* [Given data]:
________
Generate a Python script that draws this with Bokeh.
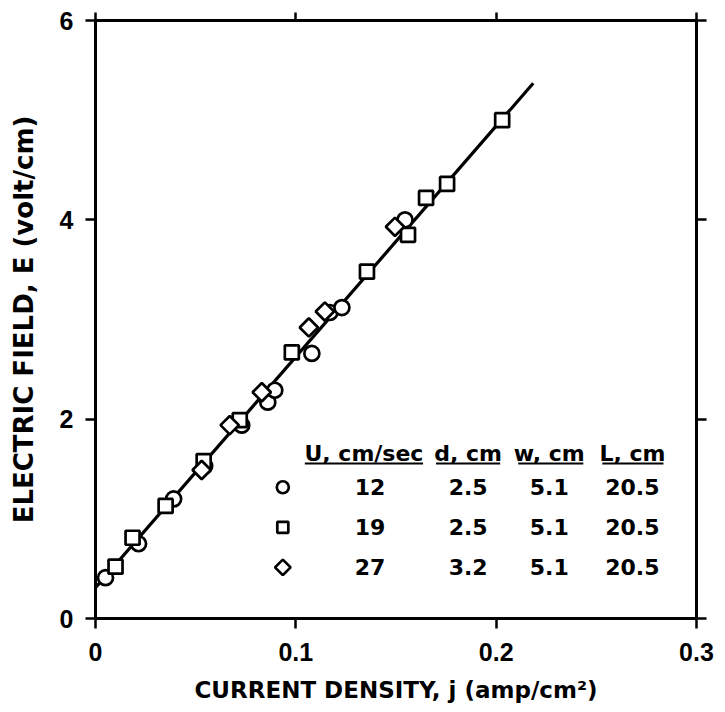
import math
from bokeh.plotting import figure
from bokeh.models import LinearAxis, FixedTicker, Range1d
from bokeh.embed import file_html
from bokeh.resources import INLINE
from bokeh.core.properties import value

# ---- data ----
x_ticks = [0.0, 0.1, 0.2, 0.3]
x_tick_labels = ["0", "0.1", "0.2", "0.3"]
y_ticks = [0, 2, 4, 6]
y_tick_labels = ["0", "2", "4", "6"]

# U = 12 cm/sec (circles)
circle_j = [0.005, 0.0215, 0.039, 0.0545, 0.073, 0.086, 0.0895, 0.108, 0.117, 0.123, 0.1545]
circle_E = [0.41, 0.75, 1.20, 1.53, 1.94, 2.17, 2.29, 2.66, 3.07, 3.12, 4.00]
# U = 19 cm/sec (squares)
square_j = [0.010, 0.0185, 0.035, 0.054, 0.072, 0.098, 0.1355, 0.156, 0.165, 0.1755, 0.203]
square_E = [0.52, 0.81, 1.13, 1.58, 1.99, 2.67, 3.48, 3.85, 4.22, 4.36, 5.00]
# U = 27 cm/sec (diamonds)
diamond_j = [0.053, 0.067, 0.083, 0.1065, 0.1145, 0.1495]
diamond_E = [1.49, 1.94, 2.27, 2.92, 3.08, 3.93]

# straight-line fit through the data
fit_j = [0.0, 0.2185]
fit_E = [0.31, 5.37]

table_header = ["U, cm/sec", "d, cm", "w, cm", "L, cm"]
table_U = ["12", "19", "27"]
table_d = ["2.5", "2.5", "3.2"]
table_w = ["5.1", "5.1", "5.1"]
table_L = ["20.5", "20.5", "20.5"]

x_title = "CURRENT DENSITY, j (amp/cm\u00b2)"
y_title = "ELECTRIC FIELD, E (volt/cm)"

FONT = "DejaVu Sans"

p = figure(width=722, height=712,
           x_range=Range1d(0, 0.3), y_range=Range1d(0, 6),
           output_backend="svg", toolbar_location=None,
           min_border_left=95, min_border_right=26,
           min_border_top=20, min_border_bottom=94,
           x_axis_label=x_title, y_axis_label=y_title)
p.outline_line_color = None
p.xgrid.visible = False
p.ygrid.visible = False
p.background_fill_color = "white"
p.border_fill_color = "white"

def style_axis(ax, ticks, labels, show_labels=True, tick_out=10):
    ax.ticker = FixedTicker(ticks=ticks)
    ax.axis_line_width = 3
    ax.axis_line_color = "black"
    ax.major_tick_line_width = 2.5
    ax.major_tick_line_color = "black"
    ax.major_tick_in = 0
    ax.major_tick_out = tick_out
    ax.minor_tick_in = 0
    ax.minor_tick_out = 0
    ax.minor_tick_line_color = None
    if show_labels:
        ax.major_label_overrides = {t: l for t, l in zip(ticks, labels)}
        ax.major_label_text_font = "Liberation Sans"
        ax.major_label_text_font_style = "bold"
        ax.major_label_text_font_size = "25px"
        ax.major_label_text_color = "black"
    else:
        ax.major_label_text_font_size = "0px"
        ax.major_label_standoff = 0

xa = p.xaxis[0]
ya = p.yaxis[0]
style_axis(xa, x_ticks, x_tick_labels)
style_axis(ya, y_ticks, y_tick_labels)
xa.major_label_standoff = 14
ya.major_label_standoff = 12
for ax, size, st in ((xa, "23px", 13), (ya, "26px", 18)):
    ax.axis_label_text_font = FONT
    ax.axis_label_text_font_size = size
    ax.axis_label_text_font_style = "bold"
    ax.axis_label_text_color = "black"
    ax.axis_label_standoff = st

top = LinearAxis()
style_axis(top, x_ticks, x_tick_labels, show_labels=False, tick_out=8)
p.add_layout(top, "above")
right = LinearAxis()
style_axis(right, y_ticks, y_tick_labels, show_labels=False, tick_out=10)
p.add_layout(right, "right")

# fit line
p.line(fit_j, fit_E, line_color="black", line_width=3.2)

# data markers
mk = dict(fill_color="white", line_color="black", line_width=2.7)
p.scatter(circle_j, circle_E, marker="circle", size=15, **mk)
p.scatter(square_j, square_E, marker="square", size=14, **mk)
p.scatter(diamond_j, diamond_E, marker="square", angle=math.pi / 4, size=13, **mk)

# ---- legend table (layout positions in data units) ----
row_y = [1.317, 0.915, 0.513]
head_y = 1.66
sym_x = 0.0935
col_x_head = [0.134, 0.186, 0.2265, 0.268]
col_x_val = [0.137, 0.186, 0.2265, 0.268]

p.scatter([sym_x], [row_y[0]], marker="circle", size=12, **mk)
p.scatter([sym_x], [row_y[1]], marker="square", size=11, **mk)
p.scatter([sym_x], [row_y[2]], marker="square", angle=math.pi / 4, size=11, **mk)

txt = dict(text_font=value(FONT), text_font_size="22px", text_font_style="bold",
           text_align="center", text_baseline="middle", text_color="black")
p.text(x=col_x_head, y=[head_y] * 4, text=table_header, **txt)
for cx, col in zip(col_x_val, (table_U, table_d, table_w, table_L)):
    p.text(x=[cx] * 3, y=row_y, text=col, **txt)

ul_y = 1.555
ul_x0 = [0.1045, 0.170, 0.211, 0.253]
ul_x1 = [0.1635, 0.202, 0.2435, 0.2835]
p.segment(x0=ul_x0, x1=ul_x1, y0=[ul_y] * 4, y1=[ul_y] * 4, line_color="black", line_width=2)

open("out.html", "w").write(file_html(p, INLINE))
________
* [The exercise]: Without the pictures, repeat the listing above exactly.

* [Result of this exercise]:
Generate a Python script that draws this with Bokeh.
import math
from bokeh.plotting import figure
from bokeh.models import LinearAxis, FixedTicker, Range1d
from bokeh.embed import file_html
from bokeh.resources import INLINE
from bokeh.core.properties import value

# ---- data ----
x_ticks = [0.0, 0.1, 0.2, 0.3]
x_tick_labels = ["0", "0.1", "0.2", "0.3"]
y_ticks = [0, 2, 4, 6]
y_tick_labels = ["0", "2", "4", "6"]

# U = 12 cm/sec (circles)
circle_j = [0.005, 0.0215, 0.039, 0.0545, 0.073, 0.086, 0.0895, 0.108, 0.117, 0.123, 0.1545]
circle_E = [0.41, 0.75, 1.20, 1.53, 1.94, 2.17, 2.29, 2.66, 3.07, 3.12, 4.00]
# U = 19 cm/sec (squares)
square_j = [0.010, 0.0185, 0.035, 0.054, 0.072, 0.098, 0.1355, 0.156, 0.165, 0.1755, 0.203]
square_E = [0.52, 0.81, 1.13, 1.58, 1.99, 2.67, 3.48, 3.85, 4.22, 4.36, 5.00]
# U = 27 cm/sec (diamonds)
diamond_j = [0.053, 0.067, 0.083, 0.1065, 0.1145, 0.1495]
diamond_E = [1.49, 1.94, 2.27, 2.92, 3.08, 3.93]

# straight-line fit through the data
fit_j = [0.0, 0.2185]
fit_E = [0.31, 5.37]

table_header = ["U, cm/sec", "d, cm", "w, cm", "L, cm"]
table_U = ["12", "19", "27"]
table_d = ["2.5", "2.5", "3.2"]
table_w = ["5.1", "5.1", "5.1"]
table_L = ["20.5", "20.5", "20.5"]

x_title = "CURRENT DENSITY, j (amp/cm\u00b2)"
y_title = "ELECTRIC FIELD, E (volt/cm)"

FONT = "DejaVu Sans"

p = figure(width=722, height=712,
           x_range=Range1d(0, 0.3), y_range=Range1d(0, 6),
           output_backend="svg", toolbar_location=None,
           min_border_left=95, min_border_right=26,
           min_border_top=20, min_border_bottom=94,
           x_axis_label=x_title, y_axis_label=y_title)
p.outline_line_color = None
p.xgrid.visible = False
p.ygrid.visible = False
p.background_fill_color = "white"
p.border_fill_color = "white"

def style_axis(ax, ticks, labels, show_labels=True, tick_out=10):
    ax.ticker = FixedTicker(ticks=ticks)
    ax.axis_line_width = 3
    ax.axis_line_color = "black"
    ax.major_tick_line_width = 2.5
    ax.major_tick_line_color = "black"
    ax.major_tick_in = 0
    ax.major_tick_out = tick_out
    ax.minor_tick_in = 0
    ax.minor_tick_out = 0
    ax.minor_tick_line_color = None
    if show_labels:
        ax.major_label_overrides = {t: l for t, l in zip(ticks, labels)}
        ax.major_label_text_font = "Liberation Sans"
        ax.major_label_text_font_style = "bold"
        ax.major_label_text_font_size = "25px"
        ax.major_label_text_color = "black"
    else:
        ax.major_label_text_font_size = "0px"
        ax.major_label_standoff = 0

xa = p.xaxis[0]
ya = p.yaxis[0]
style_axis(xa, x_ticks, x_tick_labels)
style_axis(ya, y_ticks, y_tick_labels)
xa.major_label_standoff = 14
ya.major_label_standoff = 12
for ax, size, st in ((xa, "23px", 13), (ya, "26px", 18)):
    ax.axis_label_text_font = FONT
    ax.axis_label_text_font_size = size
    ax.axis_label_text_font_style = "bold"
    ax.axis_label_text_color = "black"
    ax.axis_label_standoff = st

top = LinearAxis()
style_axis(top, x_ticks, x_tick_labels, show_labels=False, tick_out=8)
p.add_layout(top, "above")
right = LinearAxis()
style_axis(right, y_ticks, y_tick_labels, show_labels=False, tick_out=10)
p.add_layout(right, "right")

# fit line
p.line(fit_j, fit_E, line_color="black", line_width=3.2)

# data markers
mk = dict(fill_color="white", line_color="black", line_width=2.7)
p.scatter(circle_j, circle_E, marker="circle", size=15, **mk)
p.scatter(square_j, square_E, marker="square", size=14, **mk)
p.scatter(diamond_j, diamond_E, marker="square", angle=math.pi / 4, size=13, **mk)

# ---- legend table (layout positions in data units) ----
row_y = [1.317, 0.915, 0.513]
head_y = 1.66
sym_x = 0.0935
col_x_head = [0.134, 0.186, 0.2265, 0.268]
col_x_val = [0.137, 0.186, 0.2265, 0.268]

p.scatter([sym_x], [row_y[0]], marker="circle", size=12, **mk)
p.scatter([sym_x], [row_y[1]], marker="square", size=11, **mk)
p.scatter([sym_x], [row_y[2]], marker="square", angle=math.pi / 4, size=11, **mk)

txt = dict(text_font=value(FONT), text_font_size="22px", text_font_style="bold",
           text_align="center", text_baseline="middle", text_color="black")
p.text(x=col_x_head, y=[head_y] * 4, text=table_header, **txt)
for cx, col in zip(col_x_val, (table_U, table_d, table_w, table_L)):
    p.text(x=[cx] * 3, y=row_y, text=col, **txt)

ul_y = 1.555
ul_x0 = [0.1045, 0.170, 0.211, 0.253]
ul_x1 = [0.1635, 0.202, 0.2435, 0.2835]
p.segment(x0=ul_x0, x1=ul_x1, y0=[ul_y] * 4, y1=[ul_y] * 4, line_color="black", line_width=2)

open("out.html", "w").write(file_html(p, INLINE))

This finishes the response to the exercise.